## SUPPLIED DATA:
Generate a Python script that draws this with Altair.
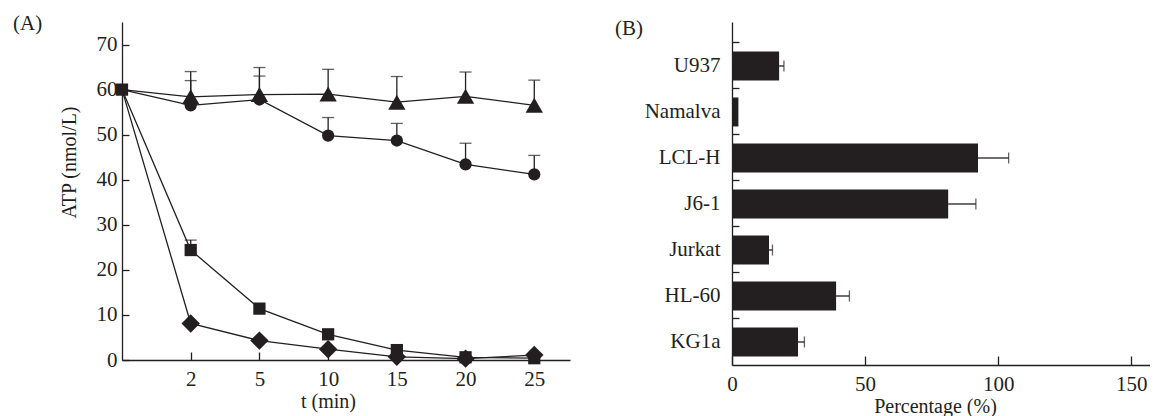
import altair as alt
import pandas as pd

# ---------------- data (A) ----------------
times = [0, 2, 5, 10, 15, 20, 25]
series_order = ["circle", "triangle", "square", "diamond"]
circle_vals = [60, 56.5, 57.8, 49.8, 48.7, 43.4, 41.2]
circle_err = [0, 5.5, 5.2, 4.0, 3.8, 4.7, 4.2]
triangle_vals = [60, 58.4, 58.9, 59.0, 57.2, 58.5, 56.5]
triangle_err = [0, 5.6, 6.0, 5.5, 5.7, 5.4, 5.6]
square_vals = [60, 24.4, 11.4, 5.7, 2.2, 0.6, 0.4]
square_err = [0, 2.2, 0, 0, 0, 0, 0]
diamond_vals = [60, 8.1, 4.3, 2.4, 0.7, 0.3, 1.1]
diamond_err = [0, 0, 0, 0, 0, 0, 0]
y_ticks_a = [0, 10, 20, 30, 40, 50, 60, 70]

# ---------------- data (B) ----------------
cells = ["U937", "Namalva", "LCL-H", "J6-1", "Jurkat", "HL-60", "KG1a"]
pct = [17.7, 2.4, 92.4, 81.2, 13.9, 39.1, 24.8]
pct_err = [1.8, 0, 11.5, 10.4, 1.3, 5.0, 2.4]
x_ticks_b = [0, 50, 100, 150]

INK = "#231f20"
SERIF = "Liberation Serif"

vals = {"circle": (circle_vals, circle_err), "triangle": (triangle_vals, triangle_err),
        "square": (square_vals, square_err), "diamond": (diamond_vals, diamond_err)}
rows = []
for s in series_order:
    v, e = vals[s]
    for i, t in enumerate(times):
        rows.append({"series": s, "pos": i, "time": t, "value": v[i], "err": e[i],
                     "top": v[i] + e[i], "show": not (t == 0 and s != "square")})
df_a = pd.DataFrame(rows)

label_expr = "[" + ",".join("'%s'" % t for t in times) + "][datum.value]"

xa_axis = alt.Axis(values=list(range(1, len(times))), labelExpr=label_expr,
                   tickSize={"expr": "-8"}, labelPadding=16,
                   title="t (min)", titleX=206, titleAlign="center", titlePadding=2)
ya_axis = alt.Axis(values=y_ticks_a, tickSize={"expr": "-7"}, labelPadding=12,
                   title="ATP (nmol/L)", titlePadding=17, titleY=140, titleAlign="center")
xa_scale = alt.Scale(domain=[0, 6.52], nice=False)
ya_scale = alt.Scale(domain=[0, 75], nice=False)
xa = alt.X("pos:Q", scale=xa_scale, axis=xa_axis)
ya = alt.Y("value:Q", scale=ya_scale, axis=ya_axis)

base_a = alt.Chart(df_a).encode(x=xa, y=ya)
lines = base_a.mark_line(color=INK, strokeWidth=1.3).encode(detail="series:N")
err_rules = base_a.mark_rule(color=INK, strokeWidth=1.3).encode(y2="top:Q").transform_filter("datum.err > 0")
err_caps = alt.Chart(df_a).mark_tick(color=INK, orient="horizontal", size=12, thickness=1.3).encode(
    x=xa, y=alt.Y("top:Q", scale=ya_scale, axis=ya_axis)
).transform_filter("datum.err > 0")

marker_style = {"circle": ("circle", 150), "triangle": ("triangle-up", 300),
                "square": ("square", 150), "diamond": ("diamond", 340)}
point_layers = []
for s in series_order:
    shp, sz = marker_style[s]
    point_layers.append(
        base_a.mark_point(filled=True, opacity=1, color=INK, shape=shp, size=sz, strokeWidth=0)
        .transform_filter("datum.show && datum.series == '%s'" % s)
    )

lab_a = alt.Chart(pd.DataFrame({"t": ["(A)"]})).mark_text(
    align="left", baseline="middle", font=SERIF, fontSize=21, color=INK
).encode(x=alt.value(-109), y=alt.value(2), text="t:N")

left = alt.layer(lines, err_rules, err_caps, *point_layers, lab_a).properties(width=448, height=338)

# ---------------- panel (B) ----------------
df_b = pd.DataFrame({"cell": cells, "pct": pct, "err": pct_err,
                     "top": [p + e for p, e in zip(pct, pct_err)]})
yb = alt.Y("cell:N", sort=cells, title=None,
           scale=alt.Scale(paddingInner=0, paddingOuter=0.228, align=1),
           axis=alt.Axis(tickSize={"expr": "-7"}, bandPosition=0, labelPadding=19))
xsc = alt.Scale(domain=[0, 157], nice=False)
xax = alt.Axis(values=x_ticks_b, tickSize={"expr": "-9"}, labelPadding=17,
               title="Percentage (%)", titleX=203, titleAlign="center", titlePadding=2)
base_b = alt.Chart(df_b).encode(y=yb)
bars = base_b.mark_bar(color=INK, size=29).encode(x=alt.X("pct:Q", scale=xsc, axis=xax))
b_rules = base_b.mark_rule(color=INK, strokeWidth=1.3).encode(
    x=alt.X("pct:Q", scale=xsc, axis=xax), x2="top:Q").transform_filter("datum.err > 0")
b_caps = base_b.mark_tick(color=INK, orient="vertical", size=11, thickness=1.3).encode(
    x=alt.X("top:Q", scale=xsc, axis=xax)).transform_filter("datum.err > 0")
lab_b = alt.Chart(pd.DataFrame({"t": ["(B)"]})).mark_text(
    align="left", baseline="middle", font=SERIF, fontSize=21, color=INK
).encode(x=alt.value(-117), y=alt.value(6.5), text="t:N")

right = alt.layer(bars, b_rules, b_caps, lab_b).properties(width=418, height=343)

chart = alt.hconcat(left, right, spacing=45).properties(
    padding={"left": 5, "top": 5, "right": 0, "bottom": 0}
).configure_view(stroke=None).configure_axis(
    grid=False, domainColor=INK, domainWidth=1.3, tickColor=INK, tickWidth=1.3,
    labelFont=SERIF, labelFontSize=21, labelColor=INK, labelFlush=False,
    titleFont=SERIF, titleFontSize=20, titleColor=INK, titleFontWeight="normal",
)

chart.save("out.html", embed_options={"renderer": "svg", "actions": False})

## PROBLEM DESCRIPTION:
Repeat all of the data above word for word, minus the pictures.

## THE REPLY:
Generate a Python script that draws this with Altair.
import altair as alt
import pandas as pd

# ---------------- data (A) ----------------
times = [0, 2, 5, 10, 15, 20, 25]
series_order = ["circle", "triangle", "square", "diamond"]
circle_vals = [60, 56.5, 57.8, 49.8, 48.7, 43.4, 41.2]
circle_err = [0, 5.5, 5.2, 4.0, 3.8, 4.7, 4.2]
triangle_vals = [60, 58.4, 58.9, 59.0, 57.2, 58.5, 56.5]
triangle_err = [0, 5.6, 6.0, 5.5, 5.7, 5.4, 5.6]
square_vals = [60, 24.4, 11.4, 5.7, 2.2, 0.6, 0.4]
square_err = [0, 2.2, 0, 0, 0, 0, 0]
diamond_vals = [60, 8.1, 4.3, 2.4, 0.7, 0.3, 1.1]
diamond_err = [0, 0, 0, 0, 0, 0, 0]
y_ticks_a = [0, 10, 20, 30, 40, 50, 60, 70]

# ---------------- data (B) ----------------
cells = ["U937", "Namalva", "LCL-H", "J6-1", "Jurkat", "HL-60", "KG1a"]
pct = [17.7, 2.4, 92.4, 81.2, 13.9, 39.1, 24.8]
pct_err = [1.8, 0, 11.5, 10.4, 1.3, 5.0, 2.4]
x_ticks_b = [0, 50, 100, 150]

INK = "#231f20"
SERIF = "Liberation Serif"

vals = {"circle": (circle_vals, circle_err), "triangle": (triangle_vals, triangle_err),
        "square": (square_vals, square_err), "diamond": (diamond_vals, diamond_err)}
rows = []
for s in series_order:
    v, e = vals[s]
    for i, t in enumerate(times):
        rows.append({"series": s, "pos": i, "time": t, "value": v[i], "err": e[i],
                     "top": v[i] + e[i], "show": not (t == 0 and s != "square")})
df_a = pd.DataFrame(rows)

label_expr = "[" + ",".join("'%s'" % t for t in times) + "][datum.value]"

xa_axis = alt.Axis(values=list(range(1, len(times))), labelExpr=label_expr,
                   tickSize={"expr": "-8"}, labelPadding=16,
                   title="t (min)", titleX=206, titleAlign="center", titlePadding=2)
ya_axis = alt.Axis(values=y_ticks_a, tickSize={"expr": "-7"}, labelPadding=12,
                   title="ATP (nmol/L)", titlePadding=17, titleY=140, titleAlign="center")
xa_scale = alt.Scale(domain=[0, 6.52], nice=False)
ya_scale = alt.Scale(domain=[0, 75], nice=False)
xa = alt.X("pos:Q", scale=xa_scale, axis=xa_axis)
ya = alt.Y("value:Q", scale=ya_scale, axis=ya_axis)

base_a = alt.Chart(df_a).encode(x=xa, y=ya)
lines = base_a.mark_line(color=INK, strokeWidth=1.3).encode(detail="series:N")
err_rules = base_a.mark_rule(color=INK, strokeWidth=1.3).encode(y2="top:Q").transform_filter("datum.err > 0")
err_caps = alt.Chart(df_a).mark_tick(color=INK, orient="horizontal", size=12, thickness=1.3).encode(
    x=xa, y=alt.Y("top:Q", scale=ya_scale, axis=ya_axis)
).transform_filter("datum.err > 0")

marker_style = {"circle": ("circle", 150), "triangle": ("triangle-up", 300),
                "square": ("square", 150), "diamond": ("diamond", 340)}
point_layers = []
for s in series_order:
    shp, sz = marker_style[s]
    point_layers.append(
        base_a.mark_point(filled=True, opacity=1, color=INK, shape=shp, size=sz, strokeWidth=0)
        .transform_filter("datum.show && datum.series == '%s'" % s)
    )

lab_a = alt.Chart(pd.DataFrame({"t": ["(A)"]})).mark_text(
    align="left", baseline="middle", font=SERIF, fontSize=21, color=INK
).encode(x=alt.value(-109), y=alt.value(2), text="t:N")

left = alt.layer(lines, err_rules, err_caps, *point_layers, lab_a).properties(width=448, height=338)

# ---------------- panel (B) ----------------
df_b = pd.DataFrame({"cell": cells, "pct": pct, "err": pct_err,
                     "top": [p + e for p, e in zip(pct, pct_err)]})
yb = alt.Y("cell:N", sort=cells, title=None,
           scale=alt.Scale(paddingInner=0, paddingOuter=0.228, align=1),
           axis=alt.Axis(tickSize={"expr": "-7"}, bandPosition=0, labelPadding=19))
xsc = alt.Scale(domain=[0, 157], nice=False)
xax = alt.Axis(values=x_ticks_b, tickSize={"expr": "-9"}, labelPadding=17,
               title="Percentage (%)", titleX=203, titleAlign="center", titlePadding=2)
base_b = alt.Chart(df_b).encode(y=yb)
bars = base_b.mark_bar(color=INK, size=29).encode(x=alt.X("pct:Q", scale=xsc, axis=xax))
b_rules = base_b.mark_rule(color=INK, strokeWidth=1.3).encode(
    x=alt.X("pct:Q", scale=xsc, axis=xax), x2="top:Q").transform_filter("datum.err > 0")
b_caps = base_b.mark_tick(color=INK, orient="vertical", size=11, thickness=1.3).encode(
    x=alt.X("top:Q", scale=xsc, axis=xax)).transform_filter("datum.err > 0")
lab_b = alt.Chart(pd.DataFrame({"t": ["(B)"]})).mark_text(
    align="left", baseline="middle", font=SERIF, fontSize=21, color=INK
).encode(x=alt.value(-117), y=alt.value(6.5), text="t:N")

right = alt.layer(bars, b_rules, b_caps, lab_b).properties(width=418, height=343)

chart = alt.hconcat(left, right, spacing=45).properties(
    padding={"left": 5, "top": 5, "right": 0, "bottom": 0}
).configure_view(stroke=None).configure_axis(
    grid=False, domainColor=INK, domainWidth=1.3, tickColor=INK, tickWidth=1.3,
    labelFont=SERIF, labelFontSize=21, labelColor=INK, labelFlush=False,
    titleFont=SERIF, titleFontSize=20, titleColor=INK, titleFontWeight="normal",
)

chart.save("out.html", embed_options={"renderer": "svg", "actions": False})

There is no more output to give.